6. Techinal Assistance
SIN SUN will give to aa technical assistance by way of providing technical information and documents in the manufacturing process.
Products cannot be manufactured, distributed or sold to third parties, whether directly or indirectly, without previous written consent of aa or aa.
All the information provided to one party to another under this contract is considered as confidential and shall not be disclosed.
SIN SUN grants that Products will meet technical requirements, specifications and qualities, as defined by BAGUENA, and will grant availability of spare parts during 10 years after delivery, in a reasonable delay. SIN SUN shall replace any defective Product, in a reasonable short delay, at no charge.
The contract lasts five years and shall be extended yearly, unless written notice of termination received three months prior to the end of each yearly extension.
The contract could be terminated according with duration clause (10) or before just in case of breach of the obligations assumed by each party. The party considering that the other has incurred in breach event must notify, in writing, the causes of the breach and will grant a 30 days delay in order to the other party to take the proper actions to remedy the breach. Only after this delay is elapsed, without the appropriate remedy, the contract could be terminated. This conflict prevention mechanism shall not apply to the non payment of invoices. Whatever the termination cause could be, exclusivity (7) and confidentiality (8) clauses will remain in full force indefinitely.

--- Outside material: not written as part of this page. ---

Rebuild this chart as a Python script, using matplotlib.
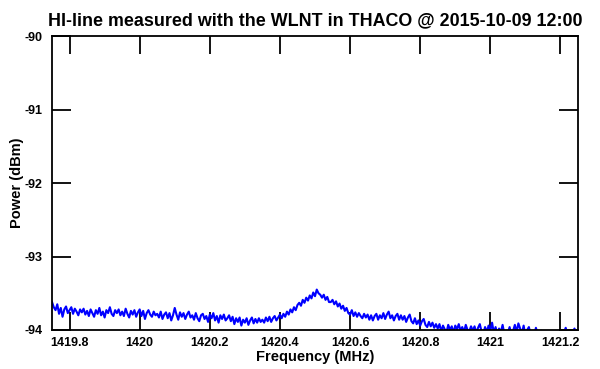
import matplotlib
matplotlib.use('Agg')
import matplotlib.pyplot as plt
import numpy as np

plt.rcParams['font.family'] = ['Liberation Sans', 'DejaVu Sans']
plt.rcParams['font.weight'] = 'bold'
plt.rcParams['axes.unicode_minus'] = False

# spectrum channels: 1419.75 MHz .. 1421.25 MHz, 5 kHz step
freq_start = 1419.75
freq_step = 0.005

# measured power (dBm)
power = [
    -93.62, -93.69, -93.73, -93.65, -93.78, -93.70, -93.82, -93.72, -93.68, -93.77,
    -93.73, -93.69, -93.78, -93.71, -93.75, -93.80, -93.72, -93.76, -93.71, -93.79,
    -93.74, -93.81, -93.72, -93.77, -93.82, -93.73, -93.78, -93.70, -93.80, -93.75,
    -93.83, -93.73, -93.77, -93.69, -93.78, -93.81, -93.73, -93.77, -93.72, -93.80,
    -93.75, -93.81, -93.71, -93.78, -93.83, -93.74, -93.79, -93.73, -93.82, -93.76,
    -93.72, -93.81, -93.74, -93.85, -93.77, -93.73, -93.79, -93.82, -93.75, -93.80,
    -93.78, -93.83, -93.75, -93.85, -93.79, -93.76, -93.84, -93.77, -93.87, -93.80,
    -93.70, -93.79, -93.86, -93.76, -93.82, -93.77, -93.85, -93.79, -93.75, -93.83,
    -93.80, -93.86, -93.77, -93.84, -93.88, -93.80, -93.78, -93.85, -93.81, -93.89,
    -93.79, -93.84, -93.77, -93.87, -93.81, -93.90, -93.80, -93.85, -93.79, -93.87,
    -93.84, -93.80, -93.88, -93.82, -93.92, -93.84, -93.89, -93.83, -93.94, -93.86,
    -93.90, -93.84, -93.93, -93.87, -93.83, -93.91, -93.85, -93.90, -93.84, -93.89,
    -93.86, -93.90, -93.83, -93.88, -93.82, -93.89, -93.84, -93.81, -93.87, -93.83,
    -93.79, -93.84, -93.78, -93.82, -93.75, -93.79, -93.72, -93.76, -93.69, -93.73,
    -93.66, -93.63, -93.67, -93.59, -93.63, -93.56, -93.60, -93.53, -93.57, -93.49,
    -93.54, -93.45, -93.50, -93.52, -93.56, -93.52, -93.59, -93.55, -93.62, -93.62,
    -93.59, -93.65, -93.61, -93.68, -93.64, -93.71, -93.67, -93.74, -93.70, -93.77,
    -93.79, -93.73, -93.81, -93.76, -93.82, -93.77, -93.81, -93.84, -93.78, -93.83,
    -93.79, -93.86, -93.80, -93.87, -93.81, -93.78, -93.86, -93.80, -93.84, -93.77,
    -93.85, -93.79, -93.75, -93.84, -93.80, -93.87, -93.81, -93.78, -93.86, -93.80,
    -93.86, -93.81, -93.89, -93.83, -93.79, -93.88, -93.91, -93.84, -93.92, -93.87,
    -93.94, -93.88, -93.85, -93.93, -93.96, -93.89, -93.95, -93.90, -93.97, -93.92,
    -93.98, -93.92, -94.02, -93.94, -93.99, -94.03, -93.93, -94.00, -93.95, -94.04,
    -93.94, -93.99, -93.92, -94.01, -93.96, -94.03, -93.93, -94.00, -94.02, -93.95,
    -94.01, -93.95, -94.04, -93.97, -93.92, -94.02, -94.05, -93.96, -94.03, -93.94,
    -94.01, -93.90, -94.04, -93.96, -94.06, -93.98, -94.03, -93.93, -94.05, -94.01,
    -94.04, -93.96, -94.06, -94.01, -93.93, -94.03, -93.91, -93.98, -94.05, -93.94,
    -94.07, -94.00, -93.96, -94.06, -94.02, -94.08, -93.97, -94.05, -94.07, -94.01,
    -94.06, -94.09, -94.03, -94.08, -94.02, -94.07, -94.10, -94.04, -94.08, -94.05,
    -94.01, -94.07, -94.03, -93.97, -94.06, -94.02, -94.07, -94.03, -93.98, -94.05,
    -94.02,
]
freq = freq_start + freq_step * np.arange(len(power))

xticks = [1419.8, 1420, 1420.2, 1420.4, 1420.6, 1420.8, 1421, 1421.2]
xticklabels = ['1419.8', '1420', '1420.2', '1420.4', '1420.6', '1420.8', '1421', '1421.2']
yticks = [-94, -93, -92, -91, -90]

fig = plt.figure(figsize=(6, 3.69), dpi=100)
ax = fig.add_axes([0.0867, 0.1057, 0.8766, 0.7967])
ax.plot(freq, power, color='#0000ff', linewidth=1.5)

ax.set_xlim(1419.75, 1421.25)
ax.set_ylim(-94, -90)
ax.set_xticks(xticks)
ax.set_xticklabels(xticklabels)
ax.set_yticks(yticks)
ax.tick_params(axis='both', direction='in', top=True, right=True,
               width=1.3, labelsize=9, pad=5)
ax.tick_params(axis='x', length=13)
ax.tick_params(axis='y', length=14, pad=7)
for s in ax.spines.values():
    s.set_linewidth(1.3)

ax.set_xlabel('Frequency (MHz)', fontsize=10.5, fontweight='bold', labelpad=1)
ax.set_ylabel('Power (dBm)', fontsize=10.5, fontweight='bold', labelpad=0)
ax.set_title('HI-line measured with the WLNT in THACO @ 2015-10-09 12:00',
             fontsize=12.9, fontweight='bold', pad=8)

fig.savefig('out.png', dpi=100)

The breach of the contract entitles the party not responsible of the breach to claim for damages and losses caused by the breach. aa accepts that obligations assumed under clauses 7 (exclusivity) and 8 (confidentiality) are very important for aa and aa and that, in the event of any breach of these clauses, aa will indemnify not only damages and losses caused, but the double of the gross income or direct or indirect benefit arising from the breach.
13. Governing law
This agreement is constructed and governed under the laws applicable in Catalonia (Europe); in the event of any conflict parties will submit it to Barcelona Courts.